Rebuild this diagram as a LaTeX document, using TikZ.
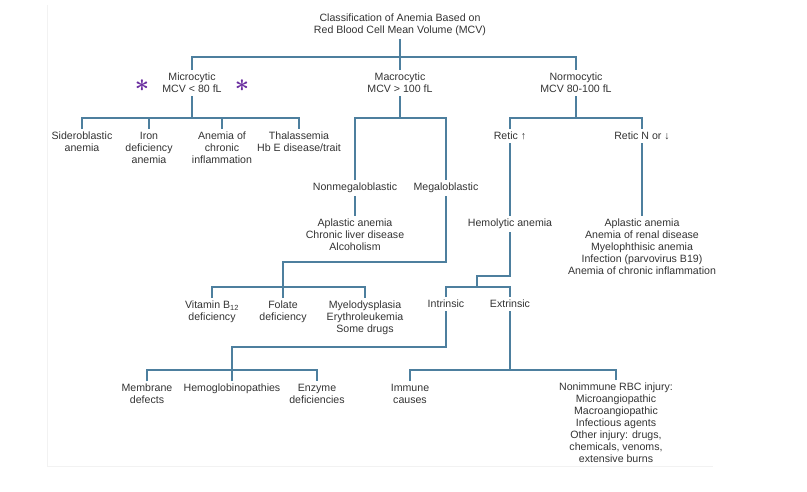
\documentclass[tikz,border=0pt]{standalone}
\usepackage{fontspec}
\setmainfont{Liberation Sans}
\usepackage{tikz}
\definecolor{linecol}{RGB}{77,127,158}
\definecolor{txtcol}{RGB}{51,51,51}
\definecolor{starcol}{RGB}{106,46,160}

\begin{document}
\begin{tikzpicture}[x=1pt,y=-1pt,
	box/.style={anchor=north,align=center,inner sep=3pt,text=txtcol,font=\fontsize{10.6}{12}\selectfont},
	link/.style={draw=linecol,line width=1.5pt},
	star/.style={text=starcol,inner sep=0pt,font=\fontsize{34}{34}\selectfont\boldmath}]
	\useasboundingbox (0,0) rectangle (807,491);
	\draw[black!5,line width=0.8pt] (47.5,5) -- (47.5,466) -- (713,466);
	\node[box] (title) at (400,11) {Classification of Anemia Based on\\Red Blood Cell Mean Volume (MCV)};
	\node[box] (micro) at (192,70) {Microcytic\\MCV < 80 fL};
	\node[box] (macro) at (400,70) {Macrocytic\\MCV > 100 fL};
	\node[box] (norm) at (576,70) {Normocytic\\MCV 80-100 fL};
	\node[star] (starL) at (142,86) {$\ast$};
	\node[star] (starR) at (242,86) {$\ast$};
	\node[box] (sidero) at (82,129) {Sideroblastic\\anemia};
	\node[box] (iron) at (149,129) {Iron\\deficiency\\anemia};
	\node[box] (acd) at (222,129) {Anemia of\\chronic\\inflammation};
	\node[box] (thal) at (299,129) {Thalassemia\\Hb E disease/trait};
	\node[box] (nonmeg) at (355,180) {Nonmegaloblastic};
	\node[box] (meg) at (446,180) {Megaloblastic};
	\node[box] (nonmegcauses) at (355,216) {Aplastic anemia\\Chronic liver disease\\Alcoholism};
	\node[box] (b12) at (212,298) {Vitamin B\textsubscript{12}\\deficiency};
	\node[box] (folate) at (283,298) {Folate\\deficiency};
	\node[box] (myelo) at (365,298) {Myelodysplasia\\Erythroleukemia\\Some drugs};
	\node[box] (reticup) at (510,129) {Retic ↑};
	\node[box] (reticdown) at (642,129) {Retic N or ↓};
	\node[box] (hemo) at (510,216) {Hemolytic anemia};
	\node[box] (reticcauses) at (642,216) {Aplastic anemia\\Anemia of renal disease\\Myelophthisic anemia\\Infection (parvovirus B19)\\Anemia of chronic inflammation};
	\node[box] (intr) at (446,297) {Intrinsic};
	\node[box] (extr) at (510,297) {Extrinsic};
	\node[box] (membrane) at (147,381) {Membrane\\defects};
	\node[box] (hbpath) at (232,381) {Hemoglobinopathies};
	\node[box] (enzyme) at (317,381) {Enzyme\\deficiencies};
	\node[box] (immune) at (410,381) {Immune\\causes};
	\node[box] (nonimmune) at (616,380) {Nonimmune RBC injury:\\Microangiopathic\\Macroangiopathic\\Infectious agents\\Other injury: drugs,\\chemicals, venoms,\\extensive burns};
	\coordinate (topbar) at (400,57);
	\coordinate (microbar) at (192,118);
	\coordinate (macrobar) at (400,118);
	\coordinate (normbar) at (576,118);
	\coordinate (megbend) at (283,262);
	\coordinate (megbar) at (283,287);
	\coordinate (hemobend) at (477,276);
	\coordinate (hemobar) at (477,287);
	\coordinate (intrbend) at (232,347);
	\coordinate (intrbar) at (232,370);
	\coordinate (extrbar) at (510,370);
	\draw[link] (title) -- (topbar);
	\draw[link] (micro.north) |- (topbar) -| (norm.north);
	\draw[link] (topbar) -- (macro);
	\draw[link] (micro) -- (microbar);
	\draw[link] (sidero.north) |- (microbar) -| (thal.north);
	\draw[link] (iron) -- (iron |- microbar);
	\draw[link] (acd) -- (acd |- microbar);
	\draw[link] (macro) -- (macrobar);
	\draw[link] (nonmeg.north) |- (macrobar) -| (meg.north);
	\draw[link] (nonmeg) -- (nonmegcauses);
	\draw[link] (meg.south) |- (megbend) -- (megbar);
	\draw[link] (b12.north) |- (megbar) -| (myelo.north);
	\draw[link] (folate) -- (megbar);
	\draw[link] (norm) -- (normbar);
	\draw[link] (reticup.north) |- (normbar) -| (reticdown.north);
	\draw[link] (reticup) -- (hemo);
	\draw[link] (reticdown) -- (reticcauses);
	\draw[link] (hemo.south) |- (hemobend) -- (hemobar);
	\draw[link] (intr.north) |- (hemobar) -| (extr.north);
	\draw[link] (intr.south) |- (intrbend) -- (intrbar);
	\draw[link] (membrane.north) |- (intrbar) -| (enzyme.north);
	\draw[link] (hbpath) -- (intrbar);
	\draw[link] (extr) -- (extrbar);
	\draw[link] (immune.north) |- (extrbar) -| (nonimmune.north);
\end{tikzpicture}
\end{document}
● ● ● ●
● Task objective: In your copy, leave out the pictures and reproduce the material above exactly.

● The response:
Rebuild this diagram as a LaTeX document, using TikZ.
\documentclass[tikz,border=0pt]{standalone}
\usepackage{fontspec}
\setmainfont{Liberation Sans}
\usepackage{tikz}
\definecolor{linecol}{RGB}{77,127,158}
\definecolor{txtcol}{RGB}{51,51,51}
\definecolor{starcol}{RGB}{106,46,160}

\begin{document}
\begin{tikzpicture}[x=1pt,y=-1pt,
	box/.style={anchor=north,align=center,inner sep=3pt,text=txtcol,font=\fontsize{10.6}{12}\selectfont},
	link/.style={draw=linecol,line width=1.5pt},
	star/.style={text=starcol,inner sep=0pt,font=\fontsize{34}{34}\selectfont\boldmath}]
	\useasboundingbox (0,0) rectangle (807,491);
	\draw[black!5,line width=0.8pt] (47.5,5) -- (47.5,466) -- (713,466);
	\node[box] (title) at (400,11) {Classification of Anemia Based on\\Red Blood Cell Mean Volume (MCV)};
	\node[box] (micro) at (192,70) {Microcytic\\MCV < 80 fL};
	\node[box] (macro) at (400,70) {Macrocytic\\MCV > 100 fL};
	\node[box] (norm) at (576,70) {Normocytic\\MCV 80-100 fL};
	\node[star] (starL) at (142,86) {$\ast$};
	\node[star] (starR) at (242,86) {$\ast$};
	\node[box] (sidero) at (82,129) {Sideroblastic\\anemia};
	\node[box] (iron) at (149,129) {Iron\\deficiency\\anemia};
	\node[box] (acd) at (222,129) {Anemia of\\chronic\\inflammation};
	\node[box] (thal) at (299,129) {Thalassemia\\Hb E disease/trait};
	\node[box] (nonmeg) at (355,180) {Nonmegaloblastic};
	\node[box] (meg) at (446,180) {Megaloblastic};
	\node[box] (nonmegcauses) at (355,216) {Aplastic anemia\\Chronic liver disease\\Alcoholism};
	\node[box] (b12) at (212,298) {Vitamin B\textsubscript{12}\\deficiency};
	\node[box] (folate) at (283,298) {Folate\\deficiency};
	\node[box] (myelo) at (365,298) {Myelodysplasia\\Erythroleukemia\\Some drugs};
	\node[box] (reticup) at (510,129) {Retic ↑};
	\node[box] (reticdown) at (642,129) {Retic N or ↓};
	\node[box] (hemo) at (510,216) {Hemolytic anemia};
	\node[box] (reticcauses) at (642,216) {Aplastic anemia\\Anemia of renal disease\\Myelophthisic anemia\\Infection (parvovirus B19)\\Anemia of chronic inflammation};
	\node[box] (intr) at (446,297) {Intrinsic};
	\node[box] (extr) at (510,297) {Extrinsic};
	\node[box] (membrane) at (147,381) {Membrane\\defects};
	\node[box] (hbpath) at (232,381) {Hemoglobinopathies};
	\node[box] (enzyme) at (317,381) {Enzyme\\deficiencies};
	\node[box] (immune) at (410,381) {Immune\\causes};
	\node[box] (nonimmune) at (616,380) {Nonimmune RBC injury:\\Microangiopathic\\Macroangiopathic\\Infectious agents\\Other injury: drugs,\\chemicals, venoms,\\extensive burns};
	\coordinate (topbar) at (400,57);
	\coordinate (microbar) at (192,118);
	\coordinate (macrobar) at (400,118);
	\coordinate (normbar) at (576,118);
	\coordinate (megbend) at (283,262);
	\coordinate (megbar) at (283,287);
	\coordinate (hemobend) at (477,276);
	\coordinate (hemobar) at (477,287);
	\coordinate (intrbend) at (232,347);
	\coordinate (intrbar) at (232,370);
	\coordinate (extrbar) at (510,370);
	\draw[link] (title) -- (topbar);
	\draw[link] (micro.north) |- (topbar) -| (norm.north);
	\draw[link] (topbar) -- (macro);
	\draw[link] (micro) -- (microbar);
	\draw[link] (sidero.north) |- (microbar) -| (thal.north);
	\draw[link] (iron) -- (iron |- microbar);
	\draw[link] (acd) -- (acd |- microbar);
	\draw[link] (macro) -- (macrobar);
	\draw[link] (nonmeg.north) |- (macrobar) -| (meg.north);
	\draw[link] (nonmeg) -- (nonmegcauses);
	\draw[link] (meg.south) |- (megbend) -- (megbar);
	\draw[link] (b12.north) |- (megbar) -| (myelo.north);
	\draw[link] (folate) -- (megbar);
	\draw[link] (norm) -- (normbar);
	\draw[link] (reticup.north) |- (normbar) -| (reticdown.north);
	\draw[link] (reticup) -- (hemo);
	\draw[link] (reticdown) -- (reticcauses);
	\draw[link] (hemo.south) |- (hemobend) -- (hemobar);
	\draw[link] (intr.north) |- (hemobar) -| (extr.north);
	\draw[link] (intr.south) |- (intrbend) -- (intrbar);
	\draw[link] (membrane.north) |- (intrbar) -| (enzyme.north);
	\draw[link] (hbpath) -- (intrbar);
	\draw[link] (extr) -- (extrbar);
	\draw[link] (immune.north) |- (extrbar) -| (nonimmune.north);
\end{tikzpicture}
\end{document}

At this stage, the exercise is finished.